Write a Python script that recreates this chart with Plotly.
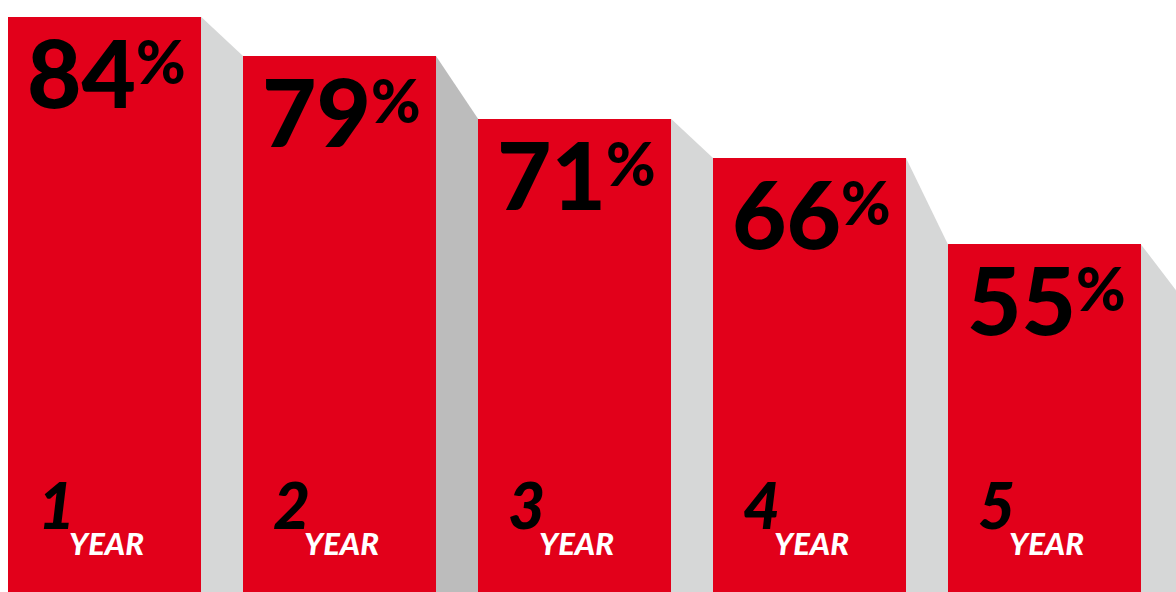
import plotly.graph_objects as go

# ---- data ----
years = ["1", "2", "3", "4", "5"]
year_word = "YEAR"
values = [84, 79, 71, 66, 55]

# ---- style ----
RED = "#e2001a"
SHADOW_LIGHT = "#d6d7d7"
SHADOW_DARK = "#bcbcbc"
shadow_colors = [SHADOW_LIGHT, SHADOW_DARK, SHADOW_LIGHT, SHADOW_LIGHT, SHADOW_LIGHT]
BAR_W = 193 / 235
HW = BAR_W / 2
TAIL_DROP = 7
FONT = "Lato"

x = list(range(len(values)))

fig = go.Figure()

# grey "depth" shadows joining the bars
for i, v in enumerate(values):
    x0 = i + HW
    x1 = i + 1 - HW
    v_next = values[i + 1] if i + 1 < len(values) else v - TAIL_DROP
    fig.add_trace(go.Scatter(
        x=[x0, x1, x1, x0, x0],
        y=[v, v_next, 0, 0, v],
        fill="toself", fillcolor=shadow_colors[i],
        line=dict(width=0), mode="lines", hoverinfo="skip", showlegend=False,
    ))

fig.add_trace(go.Bar(
    x=x, y=values, width=BAR_W, marker=dict(color=RED, line=dict(width=0)),
    hoverinfo="skip", showlegend=False,
))

annotations = []
for i, v in enumerate(values):
    annotations.append(dict(
        x=i, y=v, xref="x", yref="y", text=f"{v}",
        xanchor="right", yanchor="top", xshift=33, yshift=4,
        showarrow=False, font=dict(family=FONT, size=94, color="#000000", weight=900),
    ))
    annotations.append(dict(
        x=i, y=v, xref="x", yref="y", text="%",
        xanchor="left", yanchor="top", xshift=29, yshift=-6,
        showarrow=False, font=dict(family=FONT, size=60, color="#000000", weight=900),
    ))
    annotations.append(dict(
        x=i - HW, y=1 - 545 / 592, xref="x", yref="paper", text=f"<i>{years[i]}</i>",
        xanchor="left", yanchor="bottom", xshift=28,
        showarrow=False, font=dict(family=FONT, size=64, color="#000000", weight=900),
    ))
    annotations.append(dict(
        x=i - HW, y=1 - 564 / 592, xref="x", yref="paper", text=f"<i>{year_word}</i>",
        xanchor="left", yanchor="bottom", xshift=59,
        showarrow=False, font=dict(family=FONT, size=31, color="#ffffff", weight=900),
    ))

fig.update_layout(
    width=1176, height=592,
    margin=dict(l=0, r=0, t=0, b=0),
    paper_bgcolor="white", plot_bgcolor="white",
    xaxis=dict(range=[-0.4447, 4.5596], visible=False, fixedrange=True),
    yaxis=dict(range=[10.69, 86.15], visible=False, fixedrange=True),
    annotations=annotations,
    bargap=0,
)

fig.write_html("out.html", post_script="document.body.style.margin='0';",
               config={"displayModeBar": False})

____

Retype everything in the material word for word, minus pictures.

Write a Python script that recreates this chart with Plotly.
import plotly.graph_objects as go

# ---- data ----
years = ["1", "2", "3", "4", "5"]
year_word = "YEAR"
values = [84, 79, 71, 66, 55]

# ---- style ----
RED = "#e2001a"
SHADOW_LIGHT = "#d6d7d7"
SHADOW_DARK = "#bcbcbc"
shadow_colors = [SHADOW_LIGHT, SHADOW_DARK, SHADOW_LIGHT, SHADOW_LIGHT, SHADOW_LIGHT]
BAR_W = 193 / 235
HW = BAR_W / 2
TAIL_DROP = 7
FONT = "Lato"

x = list(range(len(values)))

fig = go.Figure()

# grey "depth" shadows joining the bars
for i, v in enumerate(values):
    x0 = i + HW
    x1 = i + 1 - HW
    v_next = values[i + 1] if i + 1 < len(values) else v - TAIL_DROP
    fig.add_trace(go.Scatter(
        x=[x0, x1, x1, x0, x0],
        y=[v, v_next, 0, 0, v],
        fill="toself", fillcolor=shadow_colors[i],
        line=dict(width=0), mode="lines", hoverinfo="skip", showlegend=False,
    ))

fig.add_trace(go.Bar(
    x=x, y=values, width=BAR_W, marker=dict(color=RED, line=dict(width=0)),
    hoverinfo="skip", showlegend=False,
))

annotations = []
for i, v in enumerate(values):
    annotations.append(dict(
        x=i, y=v, xref="x", yref="y", text=f"{v}",
        xanchor="right", yanchor="top", xshift=33, yshift=4,
        showarrow=False, font=dict(family=FONT, size=94, color="#000000", weight=900),
    ))
    annotations.append(dict(
        x=i, y=v, xref="x", yref="y", text="%",
        xanchor="left", yanchor="top", xshift=29, yshift=-6,
        showarrow=False, font=dict(family=FONT, size=60, color="#000000", weight=900),
    ))
    annotations.append(dict(
        x=i - HW, y=1 - 545 / 592, xref="x", yref="paper", text=f"<i>{years[i]}</i>",
        xanchor="left", yanchor="bottom", xshift=28,
        showarrow=False, font=dict(family=FONT, size=64, color="#000000", weight=900),
    ))
    annotations.append(dict(
        x=i - HW, y=1 - 564 / 592, xref="x", yref="paper", text=f"<i>{year_word}</i>",
        xanchor="left", yanchor="bottom", xshift=59,
        showarrow=False, font=dict(family=FONT, size=31, color="#ffffff", weight=900),
    ))

fig.update_layout(
    width=1176, height=592,
    margin=dict(l=0, r=0, t=0, b=0),
    paper_bgcolor="white", plot_bgcolor="white",
    xaxis=dict(range=[-0.4447, 4.5596], visible=False, fixedrange=True),
    yaxis=dict(range=[10.69, 86.15], visible=False, fixedrange=True),
    annotations=annotations,
    bargap=0,
)

fig.write_html("out.html", post_script="document.body.style.margin='0';",
               config={"displayModeBar": False})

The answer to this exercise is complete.